Rilke und die Schweiz - das war keine Liebe auf den ersten Blick. Im Gegenteil, die Alpenrepublik empfand der Dichter als ein 'Vorzimmer der Freiheit, in dem man wartete, bis man gerufen wird', und ihre Bewohner bezeichnete er als 'merkwürdige Leute, dicht, hart, undurchdringlich'. Und doch nahm er hier auf Dauer Quartier und lebte sieben Jahre in diesem Refugium bis zu seinem Tod. Wichtiger noch: Hier vollendete er endlich die zehn Jahre zuvor begonnenen Duineser Elegien und schrieb in einem unerhörten Schaffensrausch im Februar 1922 die Sonette an Orpheus, welche beide zu den Höhepunkten seines Werkes zählen.
Wie es Rilke gelang, sich der Schweiz doch noch etappenweise anzunähern und dort seine allzu lang verschütteten schöpferischen Energien wiederzuerwecken - das zeichnet der renommierte Rilke-Kenner Gunnar Decker in seinem aufschlussreichen und vergnüglichen biografischen Essay mit großem Einfühlungsvermögen nach.

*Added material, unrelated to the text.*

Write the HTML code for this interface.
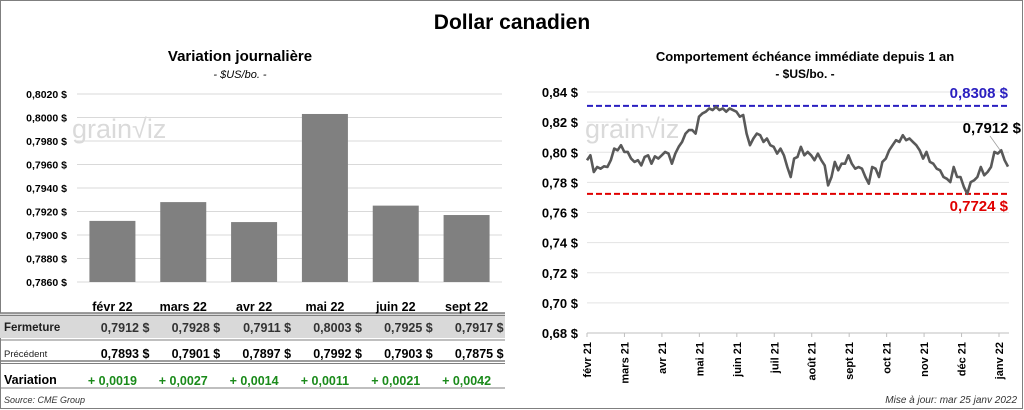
<!DOCTYPE html>
<html><head><meta charset="utf-8"><style>
body{margin:0;background:#fff;}
svg{display:block;font-family:"Liberation Sans",sans-serif;}
</style></head><body>
<svg id="s" width="1024" height="410" viewBox="0 0 1024 410">
<rect x="0.5" y="0.5" width="1022" height="408" fill="#fff" stroke="#7f7f7f"/>
<text x="512" y="29" text-anchor="middle" font-size="21" font-weight="bold">Dollar canadien</text>
<text x="240" y="61" text-anchor="middle" font-size="15" font-weight="bold">Variation  journalière</text>
<text x="240" y="78" text-anchor="middle" font-size="11" font-style="italic">- $US/bo. -</text>
<text x="805" y="61" text-anchor="middle" font-size="13" font-weight="bold">Comportement échéance immédiate depuis 1 an</text>
<text x="805" y="78" text-anchor="middle" font-size="12" font-weight="bold">- $US/bo. -</text>
<g id="left"></g>
<g id="table"></g>
<g id="right"></g>
<text x="4" y="403" font-size="9" font-style="italic" fill="#333">Source: CME Group</text>
<text x="1017" y="403" text-anchor="end" font-size="10" font-style="italic" fill="#333">Mise à jour: mar 25 janv 2022</text>
</svg>
<script>
const months=["févr 22","mars 22","avr 22","mai 22","juin 22","sept 22"];
const closes=[0.7912,0.7928,0.7911,0.8003,0.7925,0.7917];
const prevs=[0.7893,0.7901,0.7897,0.7992,0.7903,0.7875];
const variations=["+ 0,0019","+ 0,0027","+ 0,0014","+ 0,0011","+ 0,0021","+ 0,0042"];
const barTicks=[0.786,0.788,0.790,0.792,0.794,0.796,0.798,0.800,0.802];
const lineTicks=[0.68,0.70,0.72,0.74,0.76,0.78,0.80,0.82,0.84];
const lineMonths=["févr 21","mars 21","avr 21","mai 21","juin 21","juil 21","août 21","sept 21","oct 21","nov 21","déc 21","janv 22"];
const highVal=0.8308, lowVal=0.7724, lastVal=0.7912;
const series=[0.7947,0.7980,0.7869,0.7902,0.7891,0.7907,0.7902,0.7947,0.8024,0.8013,0.8047,0.8002,0.8002,0.7958,0.7936,0.7947,0.7913,0.7969,0.7980,0.7924,0.7973,0.7958,0.7980,0.8002,0.7991,0.7924,0.7991,0.8036,0.8069,0.8124,0.8147,0.8147,0.8124,0.8236,0.8258,0.8269,0.8291,0.8280,0.8302,0.8280,0.8291,0.8269,0.8291,0.8280,0.8269,0.8236,0.8247,0.8124,0.8047,0.8091,0.8124,0.8113,0.8069,0.8091,0.8047,0.8036,0.7991,0.8024,0.7980,0.7902,0.7836,0.7958,0.7969,0.8036,0.7980,0.8002,0.7980,0.7947,0.7991,0.7947,0.7913,0.7780,0.7836,0.7936,0.7880,0.7924,0.7924,0.7980,0.7924,0.7891,0.7902,0.7891,0.7836,0.7791,0.7902,0.7891,0.7836,0.7936,0.7958,0.8013,0.8047,0.8080,0.8069,0.8113,0.8080,0.8091,0.8069,0.8047,0.8013,0.7958,0.8002,0.7936,0.7924,0.7891,0.7880,0.7836,0.7824,0.7802,0.7902,0.7836,0.7836,0.7769,0.7724,0.7802,0.7813,0.7836,0.7902,0.7847,0.7869,0.7902,0.8002,0.7991,0.8013,0.7947,0.7905];

const NS="http://www.w3.org/2000/svg";
function mk(p,tag,a,t){const e=document.createElementNS(NS,tag);for(const k in a)e.setAttribute(k,a[k]);if(t!==undefined)e.textContent=t;p.appendChild(e);return e;}
const fmt4=v=>v.toFixed(4).replace('.',',');
const fmt2=v=>v.toFixed(2).replace('.',',');

// LEFT BAR CHART
const L=document.getElementById('left');
const lx0=77,lx1=502,ly=v=>282-(v-0.786)/0.016*188;
const band=(lx1-lx0)/months.length;
barTicks.forEach(t=>{
 const g=mk(L,'line',{x1:lx0,x2:lx1,y1:ly(t),y2:ly(t),stroke:'#d9d9d9'});
 
 
 const tx=mk(L,'text',{x:67,y:ly(t)+4,'text-anchor':'end','font-size':10.5,'font-weight':'bold'},fmt4(t)+' $');
 
 
});
const wm1=mk(L,'text',{x:72,y:138,'font-size':27,fill:'#dadada'},'grain\u221Aiz');


closes.forEach((v,i)=>{
 const cx=lx0+band*(i+0.5);
 const r=mk(L,'rect',{x:cx-23,y:ly(v),width:46,height:282-ly(v),fill:'#808080'});
 
 
});

// TABLE
const T=document.getElementById('table');
mk(T,'rect',{x:0,y:313,width:505,height:25,fill:'#d9d9d9'});
[[313,1.5],[315.5,1],[340,1],[361,1.5],[363.5,1],[388,1]].forEach(([y,w])=>mk(T,'line',{x1:0,x2:505,y1:y,y2:y,stroke:'#7f7f7f','stroke-width':w}));
const rl=[["Fermeture",331,11.5,'bold','#1f1f1f'],["Précédent",357,9.5,'normal','#222'],["Variation",384,12.5,'bold','#000']];
rl.forEach(r=>{const e=mk(T,'text',{x:4,y:r[1],'font-size':r[2],'font-weight':r[3],fill:r[4]},r[0]);
 
 });
months.forEach((m,i)=>{
 const cx=lx0+band*(i+0.5);
 const h=mk(T,'text',{x:cx,y:311,'text-anchor':'middle','font-size':12.5,'font-weight':'bold'},m);
 
 
 const c=mk(T,'text',{x:cx+37,y:332,'text-anchor':'end','font-size':12.5,'font-weight':'bold',fill:'#333','xml:space':'preserve'},fmt4(closes[i])+'  $');
 
 
 const p=mk(T,'text',{x:cx+37,y:358,'text-anchor':'end','font-size':12.5,'font-weight':'bold','xml:space':'preserve'},fmt4(prevs[i])+'  $');
 
 
 const vv=mk(T,'text',{x:cx,y:385,'text-anchor':'middle','font-size':12.5,'font-weight':'bold',fill:'#1a8a1a'},variations[i]);
 
 
});

// RIGHT LINE CHART
const R=document.getElementById('right');
const rx0=587,rx1=1009,xl0=587,xl1=999;
const ry=v=>333-(v-0.68)/0.16*241;
lineTicks.forEach(t=>{
 const g=mk(R,'line',{x1:rx0,x2:rx1,y1:ry(t),y2:ry(t),stroke:t===0.68?'#bfbfbf':'#e3e3e3'});
 
 
 const tx=mk(R,'text',{x:578,y:ry(t)+5,'text-anchor':'end','font-size':13,'font-weight':'bold'},fmt2(t)+' $');
 
 
});
lineMonths.forEach((m,i)=>{
 const x=xl0+(xl1-xl0)*i/(lineMonths.length-1);
 mk(R,'line',{x1:x,x2:x,y1:333,y2:337,stroke:'#bfbfbf'});
 const tx=mk(R,'text',{x:0,y:0,'text-anchor':'end','font-size':11,'font-weight':'bold',transform:`translate(${x+4},342) rotate(-90)`},m);
 
 
});
const wm2=mk(R,'text',{x:585,y:138,'font-size':27,fill:'#dadada'},'grain\u221Aiz');


const hl=mk(R,'line',{x1:rx0,x2:rx1,y1:ry(highVal),y2:ry(highVal),stroke:'#2a1fc0','stroke-width':2,'stroke-dasharray':'6 3'});


const ll=mk(R,'line',{x1:rx0,x2:rx1,y1:ry(lowVal),y2:ry(lowVal),stroke:'#e00000','stroke-width':2,'stroke-dasharray':'6 3'});


const n=series.length;
const sx=i=>rx0+(rx1-1-rx0)*i/(n-1);
const pl=mk(R,'polyline',{points:series.map((v,i)=>sx(i).toFixed(1)+','+ry(v).toFixed(1)).join(' '),fill:'none',stroke:'#595959','stroke-width':2.6,'stroke-linejoin':'round'});


const hlab=mk(R,'text',{x:1008,y:ry(highVal)-8,'text-anchor':'end','font-size':15,'font-weight':'bold',fill:'#2a1fc0'},fmt4(highVal)+' $');


const llab=mk(R,'text',{x:1008,y:ry(lowVal)+17,'text-anchor':'end','font-size':15,'font-weight':'bold',fill:'#e00000'},fmt4(lowVal)+' $');


mk(R,'line',{x1:990,y1:136,x2:1000,y2:150,stroke:'#a0a0a0','stroke-width':0.8});
const lastLab=mk(R,'text',{x:1021,y:133,'text-anchor':'end','font-size':15,'font-weight':'bold'},fmt4(lastVal)+' $');


</script>
</body></html>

Gunnar Decker, geb. 1965 in Kühlungsborn, lebt als Autor in Berlin. Der promovierte Philosoph veröffentlichte vielfach gelobte Biografien, u.a. zu Hermann Hesse, Gottfried Benn, Franz Fühmann und Ernst Barlach. 2016 wurde er mit dem von der Berliner Akademie der Künste verliehenen Heinrich-Mann-Preis ausgezeichnet. Zuletzt erschien Rilke. Der ferne Magier (2023).